Biominéralisation: des bactéries alliées insoupçonnées du patrimoine

A priori, on serait tenté de dire que la bactérie, à l’image de la moisissure, de l’eau et des tremblements de terre, est un ennemi naturel et historique de l’œuvre d’art. Il suffit pour cela de penser à la grotte de Lascaux, « chapelle Sixtine de l’art pariétal », fermée définitivement au public à cause d’une infestation microbiologique qui menace ses pigments vieux de 18 000 ans. Mais la nature fournit parfois à l’homme de précieux antidotes pour sauvegarder, quelques siècles encore, ses créations. En 2016, huit étudiantes de l’Institut national des sciences appliquées (Insa) de Toulouse (Haute-Garonne) et de l’université Toulouse-III-Paul-Sabatier proposaient de sauver Lascaux à l’aide d’une bactérie modifiée capable de limiter la progression des champignons. En 2018, une équipe de chercheurs de l’université de Ferrare tentait de prévenir la dégradation des peintures grâce à la pulvérisation d’une bactérie sur la surface de la toile. Répondant au doux nom de Bacillus subtilis, elle permettrait d’empêcher le développement de micro-organismes à l’origine de la destruction des pigments. L’hypothèse avait notamment été éprouvée sur un tableau de Carlo Bonni, un Couronnement de la Vierge, exécuté en 1620. On avait même envisagé que cette bactérie puisse être utilisée comme traitement préventif pour limiter les infestations.

Depuis des dizaines d’années, des bactéries sont utilisées dans le cadre de travaux de restauration de monuments en pierre calcaire. Appelée biominéralisation, cette technique s’appuie sur un phénomène naturel, la carbonatogénèse, selon lequel les bactéries présentes dans la pierre calcaire sont capables de fabriquer du carbonate de calcium. Les bactéries sont pulvérisées à la surface de la pierre et vont en régénérer l’épiderme, sans altération de forme ni de couleur. L’identification de ces bactéries calcifiantes, dès les années 1990, a mené en 2014 une équipe de chercheurs de l’Université de Grenade à mettre au point un procédé de bioconsolidation qui utilise les bactéries déjà présentes naturellement dans la roche.

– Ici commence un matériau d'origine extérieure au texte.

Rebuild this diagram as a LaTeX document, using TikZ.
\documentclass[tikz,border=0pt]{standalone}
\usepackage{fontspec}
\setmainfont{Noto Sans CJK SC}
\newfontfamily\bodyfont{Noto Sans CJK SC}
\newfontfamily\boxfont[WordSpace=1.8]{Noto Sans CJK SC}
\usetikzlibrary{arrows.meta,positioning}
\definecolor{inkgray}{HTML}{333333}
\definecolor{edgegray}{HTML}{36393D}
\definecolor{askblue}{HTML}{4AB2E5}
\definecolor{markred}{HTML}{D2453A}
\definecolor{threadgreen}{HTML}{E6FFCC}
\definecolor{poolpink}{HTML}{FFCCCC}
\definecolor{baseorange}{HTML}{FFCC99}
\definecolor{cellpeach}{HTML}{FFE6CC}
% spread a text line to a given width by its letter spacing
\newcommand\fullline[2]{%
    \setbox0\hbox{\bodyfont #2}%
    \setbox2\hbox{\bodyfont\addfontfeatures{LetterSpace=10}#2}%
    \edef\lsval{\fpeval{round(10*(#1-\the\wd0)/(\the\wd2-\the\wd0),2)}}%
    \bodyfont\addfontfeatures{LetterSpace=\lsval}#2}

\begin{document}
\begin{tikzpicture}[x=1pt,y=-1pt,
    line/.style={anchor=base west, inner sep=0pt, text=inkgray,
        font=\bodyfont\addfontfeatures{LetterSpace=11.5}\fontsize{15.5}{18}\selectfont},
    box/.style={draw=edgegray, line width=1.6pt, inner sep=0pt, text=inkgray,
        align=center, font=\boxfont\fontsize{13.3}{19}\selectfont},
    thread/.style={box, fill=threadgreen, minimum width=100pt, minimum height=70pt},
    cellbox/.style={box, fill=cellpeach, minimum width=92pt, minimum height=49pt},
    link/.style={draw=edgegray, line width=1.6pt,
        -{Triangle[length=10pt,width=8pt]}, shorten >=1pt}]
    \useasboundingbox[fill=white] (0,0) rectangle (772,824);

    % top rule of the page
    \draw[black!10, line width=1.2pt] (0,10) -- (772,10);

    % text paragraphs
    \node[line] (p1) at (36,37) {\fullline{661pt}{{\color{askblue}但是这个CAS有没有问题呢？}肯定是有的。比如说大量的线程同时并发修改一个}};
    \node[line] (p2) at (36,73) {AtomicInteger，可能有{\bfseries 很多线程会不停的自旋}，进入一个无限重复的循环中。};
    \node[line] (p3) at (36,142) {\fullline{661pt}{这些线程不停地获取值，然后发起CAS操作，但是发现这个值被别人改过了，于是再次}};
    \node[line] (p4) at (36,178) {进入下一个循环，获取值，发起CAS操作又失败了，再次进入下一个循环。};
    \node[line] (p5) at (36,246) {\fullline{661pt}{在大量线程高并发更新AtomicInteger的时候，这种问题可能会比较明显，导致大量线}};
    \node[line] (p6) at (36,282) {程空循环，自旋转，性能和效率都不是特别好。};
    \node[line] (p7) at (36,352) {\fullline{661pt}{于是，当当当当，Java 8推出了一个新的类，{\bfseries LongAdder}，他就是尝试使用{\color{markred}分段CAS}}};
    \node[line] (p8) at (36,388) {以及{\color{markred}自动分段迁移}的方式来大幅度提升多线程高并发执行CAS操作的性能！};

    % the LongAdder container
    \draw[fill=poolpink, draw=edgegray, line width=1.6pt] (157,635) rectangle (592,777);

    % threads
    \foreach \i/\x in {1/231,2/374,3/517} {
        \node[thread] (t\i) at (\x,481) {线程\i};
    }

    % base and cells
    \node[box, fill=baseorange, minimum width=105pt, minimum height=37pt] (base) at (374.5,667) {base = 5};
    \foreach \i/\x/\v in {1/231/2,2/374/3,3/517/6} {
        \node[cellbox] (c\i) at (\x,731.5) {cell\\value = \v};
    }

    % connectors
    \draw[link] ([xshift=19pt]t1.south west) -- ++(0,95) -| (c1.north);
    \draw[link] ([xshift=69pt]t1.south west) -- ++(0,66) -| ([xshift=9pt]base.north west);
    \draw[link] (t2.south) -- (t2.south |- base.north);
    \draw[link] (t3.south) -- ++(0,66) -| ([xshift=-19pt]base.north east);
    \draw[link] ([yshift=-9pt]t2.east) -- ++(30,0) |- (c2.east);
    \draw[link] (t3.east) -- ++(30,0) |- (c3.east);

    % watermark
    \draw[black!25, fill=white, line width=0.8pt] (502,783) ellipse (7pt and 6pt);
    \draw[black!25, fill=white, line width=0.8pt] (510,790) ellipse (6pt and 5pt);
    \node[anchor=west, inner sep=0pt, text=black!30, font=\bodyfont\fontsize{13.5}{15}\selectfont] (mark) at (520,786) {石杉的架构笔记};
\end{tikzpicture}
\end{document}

Plus récemment, en août 2020, la biologiste Anna Rosa Sprocati, qui a également travaillé sur la chapelle des Médicis, a isolé une bactérie sur un site industriel près de Naples pour restaurer le monumental relief en marbre La Rencontre entre Léon Ier le Grand et Attila, conservé à Saint-Pierre de Rome et exécuté par Alessandro Algardi vers 1646-1653). Ceci a permis de débarrasser l’œuvre des couches de cire accumulées au fil des siècle à cause de la présence de bougies votives.

Les restaurateurs en charge du nettoyage des sculptures de la Sagrestia Nuova (Nouvelle Sacristie), une chapelle privée des Médicis conçue par Michel-Ange (1475-1564) à la basilique San Lorenzo de Florence ont fait disparaître de la surface des marbres des taches sombres dues notamment à la putréfaction d’un corps inhumé à la hâte, grâce à une petite bactérie dévoreuse de graisse et de phosphate répondant au nom savant de Serratia ficaria SH7.

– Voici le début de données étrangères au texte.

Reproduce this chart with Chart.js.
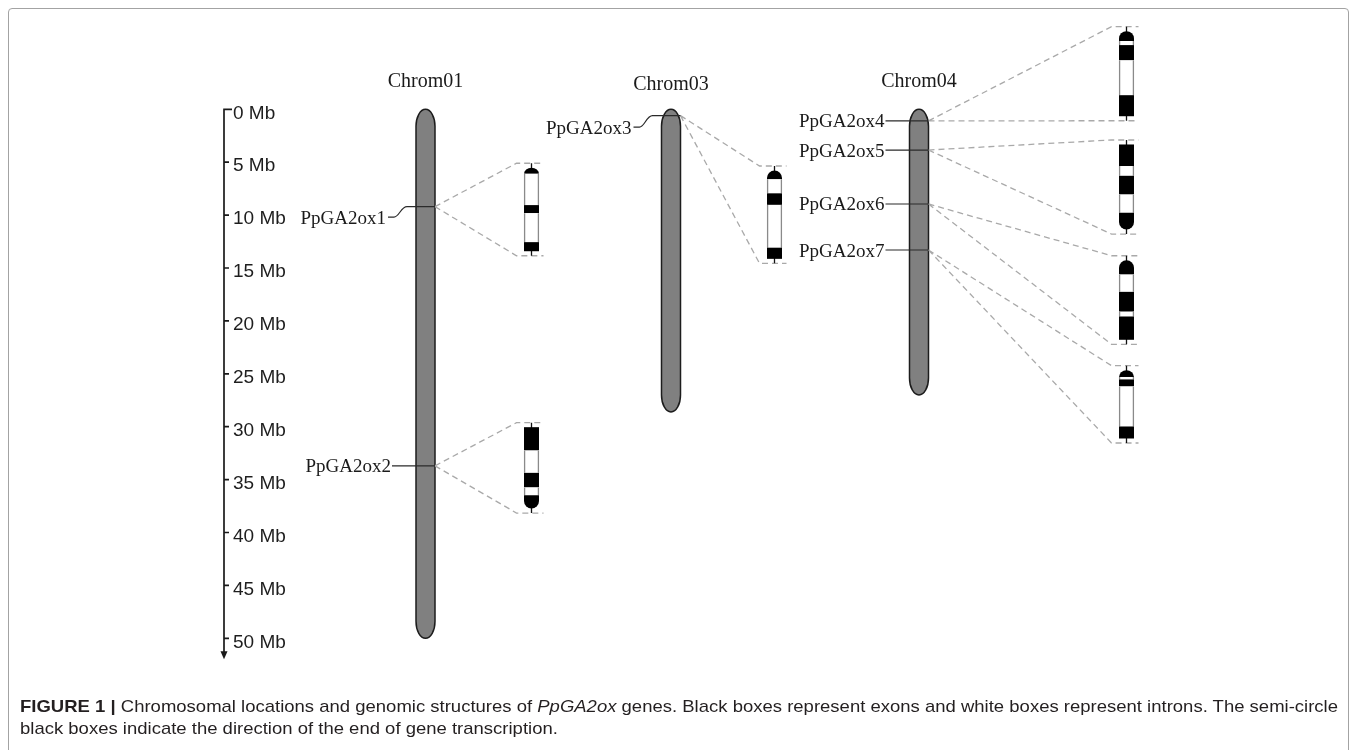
<!DOCTYPE html>
<html>
<head>
<meta charset="utf-8">
<script src="https://cdn.jsdelivr.net/npm/chart.js@4.4.1/dist/chart.umd.min.js"></script>
<style>
  html, body { margin: 0; padding: 0; background: #fff; }
  body { width: 1358px; height: 750px; position: relative; overflow: hidden; }
  #frame {
    position: absolute; left: 8px; top: 8px; width: 1341px; height: 800px;
    border: 1px solid #a3a3a3; border-radius: 4px; box-sizing: border-box;
  }
  #chart { position: absolute; left: 0; top: 0; }
  #caption {
    position: absolute; left: 19.5px; top: 695.5px;
    font-family: "Liberation Sans", Arial, sans-serif; font-size: 17px;
    line-height: 22.5px; color: #231f20; white-space: nowrap;
  }
  #caption .line { transform-origin: 0 0; }
  #caption span { display: inline-block; }
</style>
</head>
<body>
<div id="frame"></div>
<canvas id="chart" width="1358" height="750"></canvas>
<div id="caption">
  <div class="line"><span id="cap1"><b>FIGURE 1 |</b> Chromosomal locations and genomic structures of <i>PpGA2ox</i> genes. Black boxes represent exons and white boxes represent introns. The semi-circle</span></div>
  <div class="line"><span>black boxes indicate the direction of the end of gene transcription.</span></div>
</div>
<script>
// data (Mb)
const chromNames = ["Chrom01", "Chrom03", "Chrom04"];
const chromLengthsMb = [50.0, 28.6, 27.0];
const geneNames = ["PpGA2ox1", "PpGA2ox2", "PpGA2ox3", "PpGA2ox4", "PpGA2ox5", "PpGA2ox6", "PpGA2ox7"];
const geneChrom = [0, 0, 1, 2, 2, 2, 2];
const genePositionsMb = [9.2, 33.7, 0.6, 1.1, 3.85, 8.95, 13.3];
const yTickValues = [0, 5, 10, 15, 20, 25, 30, 35, 40, 45, 50];

// gene structures, top to bottom: exon, intron, exon, intron, exon (relative lengths)
const structGA2ox1 = [6, 31, 8, 28.7, 9];
const structGA2ox2 = [24, 23, 15, 8, 13.7];
const structGA2ox3 = [8.4, 13.3, 11, 40.7, 10.6];
const structGA2ox4 = [9.7, 4, 15, 34.3, 20.7];
const structGA2ox5 = [21.6, 9.7, 18.7, 18.3, 16.7];
const structGA2ox6 = [15, 18, 20.7, 5, 24.3];
const structGA2ox7 = [7, 2.5, 7.2, 41, 12.3];
const structures = [structGA2ox1, structGA2ox2, structGA2ox3, structGA2ox4, structGA2ox5, structGA2ox6, structGA2ox7];
// which end carries the semi-circle (end of transcription)
const capAtTop = [true, false, true, true, false, true, true];

// layout (x in scale units, structure spans in y-scale units)
const chromX = [201.5, 447, 695];
const structX = [307.5, 307.5, 550.5, 902.5, 902.5, 902.5, 902.5];
const structSpan = [[5.1, 13.84], [29.62, 38.16], [5.36, 14.56], [-7.81, 1.08], [2.9, 11.79], [13.84, 22.21], [24.23, 31.54]];
const labelDrop = [11, 0, 12, 0, 0, 0, 0];
const chromLabelDrop = [0, 3, 0];

const BAR_W = 19;
const STRUCT_W = 15;
const CAP_RY = 17;

function drawStructure(ctx, cx, yTop, yBot, lengths, capTop) {
  const half = STRUCT_W / 2;
  const stem = 4.5;
  const bodyTop = yTop + stem;
  const bodyBot = yBot - stem;
  const total = lengths.reduce((a, b) => a + b, 0);
  const k = (bodyBot - bodyTop) / total;

  // stems
  ctx.setLineDash([]);
  ctx.strokeStyle = "#111";
  ctx.lineWidth = 1.3;
  ctx.beginPath();
  ctx.moveTo(cx, yTop); ctx.lineTo(cx, bodyTop + 1);
  ctx.moveTo(cx, bodyBot - 1); ctx.lineTo(cx, yBot);
  ctx.stroke();

  let cur = bodyTop;
  lengths.forEach((len, i) => {
    const s0 = cur;
    const s1 = cur + len * k;
    cur = s1;
    if (i % 2 === 1) {
      ctx.fillStyle = "#fff";
      ctx.fillRect(cx - half, s0, STRUCT_W, s1 - s0);
      ctx.strokeStyle = "#8a8a8a";
      ctx.lineWidth = 1.3;
      ctx.beginPath();
      ctx.moveTo(cx - half + 0.6, s0); ctx.lineTo(cx - half + 0.6, s1);
      ctx.moveTo(cx + half - 0.6, s0); ctx.lineTo(cx + half - 0.6, s1);
      ctx.stroke();
      return;
    }
    ctx.fillStyle = "#000";
    const isCap = (capTop && i === 0) || (!capTop && i === lengths.length - 1);
    if (!isCap) {
      ctx.fillRect(cx - half, s0, STRUCT_W, s1 - s0);
      return;
    }
    const r = Math.min(half, s1 - s0);
    ctx.beginPath();
    if (capTop) {
      ctx.moveTo(cx - half, s1);
      ctx.lineTo(cx - half, s0 + r);
      ctx.ellipse(cx, s0 + r, half, r, 0, Math.PI, 2 * Math.PI);
      ctx.lineTo(cx + half, s1);
    } else {
      ctx.moveTo(cx - half, s0);
      ctx.lineTo(cx + half, s0);
      ctx.lineTo(cx + half, s1 - r);
      ctx.ellipse(cx, s1 - r, half, r, 0, 0, Math.PI);
      ctx.lineTo(cx - half, s0);
    }
    ctx.closePath();
    ctx.fill();
  });
}

const figurePlugin = {
  id: "figure",
  afterDatasetsDraw(chart) {
    const { ctx, chartArea } = chart;
    const x = chart.scales.x;
    const y = chart.scales.y;
    const x0 = chartArea.left;
    ctx.save();

    // chromosomes: capsule shapes on the bar elements' geometry
    chart.getDatasetMeta(0).data.forEach((bar) => {
      const p = bar.getProps(["x", "y", "base", "width"], true);
      const top = Math.min(p.y, p.base);
      const bottom = Math.max(p.y, p.base);
      const hw = p.width / 2;
      ctx.beginPath();
      ctx.moveTo(p.x - hw, top + CAP_RY);
      ctx.ellipse(p.x, top + CAP_RY, hw, CAP_RY, 0, Math.PI, 2 * Math.PI);
      ctx.lineTo(p.x + hw, bottom - CAP_RY);
      ctx.ellipse(p.x, bottom - CAP_RY, hw, CAP_RY, 0, 0, Math.PI);
      ctx.closePath();
      ctx.fillStyle = "#808080";
      ctx.fill();
      ctx.strokeStyle = "#1c1c1c";
      ctx.lineWidth = 1.5;
      ctx.stroke();
    });

    // Mb axis with arrow
    const axisTop = y.getPixelForValue(yTickValues[0]);
    const tip = y.getPixelForValue(yTickValues[yTickValues.length - 1]) + 21;
    ctx.strokeStyle = "#1a1a1a";
    ctx.fillStyle = "#1a1a1a";
    ctx.lineWidth = 1.7;
    ctx.beginPath();
    ctx.moveTo(x0, axisTop);
    ctx.lineTo(x0, tip - 5);
    yTickValues.forEach((v, i) => {
      const py = y.getPixelForValue(v);
      ctx.moveTo(x0 - 0.8, py);
      ctx.lineTo(x0 + (i === 0 ? 8 : 5), py);
    });
    ctx.stroke();
    ctx.beginPath();
    ctx.moveTo(x0 - 3.5, tip - 8);
    ctx.lineTo(x0, tip);
    ctx.lineTo(x0 + 3.5, tip - 8);
    ctx.closePath();
    ctx.fill();

    // chromosome names
    ctx.font = '20px "Liberation Serif", "Times New Roman", serif';
    ctx.fillStyle = "#1a1a1a";
    ctx.textAlign = "center";
    ctx.textBaseline = "alphabetic";
    chromNames.forEach((name, i) => {
      ctx.fillText(name, x.getPixelForValue(chromX[i]), y.getPixelForValue(0) - 22 + chromLabelDrop[i]);
    });

    // dashed zoom lines + gene structures
    geneNames.forEach((name, g) => {
      const c = geneChrom[g];
      const gx = x.getPixelForValue(chromX[c]) + BAR_W / 2;
      const gy = y.getPixelForValue(genePositionsMb[g]);
      const sx = x.getPixelForValue(structX[g]);
      const yTop = y.getPixelForValue(structSpan[g][0]);
      const yBot = y.getPixelForValue(structSpan[g][1]);
      ctx.setLineDash([6, 4]);
      ctx.strokeStyle = "#a9a9a9";
      ctx.lineWidth = 1.3;
      ctx.beginPath();
      ctx.moveTo(gx, gy); ctx.lineTo(sx - 15, yTop); ctx.lineTo(sx + 12, yTop);
      ctx.moveTo(gx, gy); ctx.lineTo(sx - 15, yBot); ctx.lineTo(sx + 12, yBot);
      ctx.stroke();
      drawStructure(ctx, sx, yTop, yBot, structures[g], capAtTop[g]);
    });

    // gene labels with leader lines
    ctx.setLineDash([]);
    ctx.font = '19px "Liberation Serif", "Times New Roman", serif';
    ctx.textAlign = "right";
    geneNames.forEach((name, g) => {
      const c = geneChrom[g];
      const cx = x.getPixelForValue(chromX[c]);
      const gy = y.getPixelForValue(genePositionsMb[g]);
      const bent = labelDrop[g] > 0;
      const labelRight = cx - (bent ? 39.5 : 34.5);
      ctx.fillStyle = "#1a1a1a";
      ctx.fillText(name, labelRight, gy + 6.5 + labelDrop[g]);
      ctx.strokeStyle = "#2a2a2a";
      ctx.lineWidth = 1.2;
      ctx.beginPath();
      if (bent) {
        const ly = gy + labelDrop[g] - 0.5;
        ctx.moveTo(labelRight + 2, ly);
        ctx.lineTo(labelRight + 8, ly);
        ctx.bezierCurveTo(labelRight + 13, ly, labelRight + 15, gy, labelRight + 21, gy);
      } else {
        ctx.moveTo(labelRight + 1, gy);
      }
      ctx.lineTo(cx + BAR_W / 2, gy);
      ctx.stroke();
    });

    ctx.restore();
  },
};

new Chart(document.getElementById("chart"), {
  type: "bar",
  data: {
    datasets: [
      {
        label: "Chromosomes",
        data: chromNames.map((name, i) => ({ x: chromX[i], y: [0, chromLengthsMb[i]] })),
        backgroundColor: "rgba(0,0,0,0)",
        borderWidth: 0,
        barThickness: BAR_W,
      },
    ],
  },
  options: {
    responsive: false,
    devicePixelRatio: 1,
    animation: false,
    layout: { padding: { left: 224, right: 8, top: 109.3, bottom: 111.7 } },
    plugins: { legend: { display: false }, tooltip: { enabled: false } },
    scales: {
      x: { type: "linear", display: false, min: 0, max: 1126, offset: false },
      y: {
        type: "linear",
        reverse: true,
        min: 0,
        max: 50,
        afterBuildTicks: (axis) => {
          axis.ticks = yTickValues.map((v) => ({ value: v }));
        },
        afterFit: (axis) => {
          axis.width = 0;
        },
        grid: { display: false, drawTicks: false },
        border: { display: false },
        ticks: {
          mirror: true,
          padding: 9,
          labelOffset: 4,
          color: "#1e1e1e",
          font: { family: '"Liberation Sans", Arial, sans-serif', size: 19 },
          callback: (v) => `${v} Mb`,
        },
      },
    },
  },
  plugins: [figurePlugin],
});

// fit caption line to the figure width
const cap1 = document.getElementById("cap1");
const scaleX = 1318 / cap1.getBoundingClientRect().width;
document.querySelectorAll("#caption .line").forEach((el) => {
  el.style.transform = `scaleX(${scaleX})`;
});
</script>
</body>
</html>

La chapelle fait aujourd’hui partie de l’ensemble des musées du Bargello qui a encadré le chantier de restauration. Celui-ci a été dirigé par l’historienne de l’art Monica Bietti, ancienne responsable du musée des chapelles des Médicis, et mené par une équipe de restauratrices de l’Institut des sciences du patrimoine culturel du Conseil national de la recherche (ISPC-CNR) et de l’Agence nationale pour les nouvelles technologies (ENEA). Les travaux, qui ont porté sur l’ensemble du décor de la chapelle, ont permis de restituer les valeurs chromatiques d’origine du mausolée et de mieux comprendre la technique de Michel-Ange, le niveau de finition des sculptures variant selon les personnages mais aussi en fonction de leur emplacement et du rapport à la source lumineuse. Mais c’est l’utilisation d’une technique de nettoyage innovante qui fait toute la spécificité de cette restauration.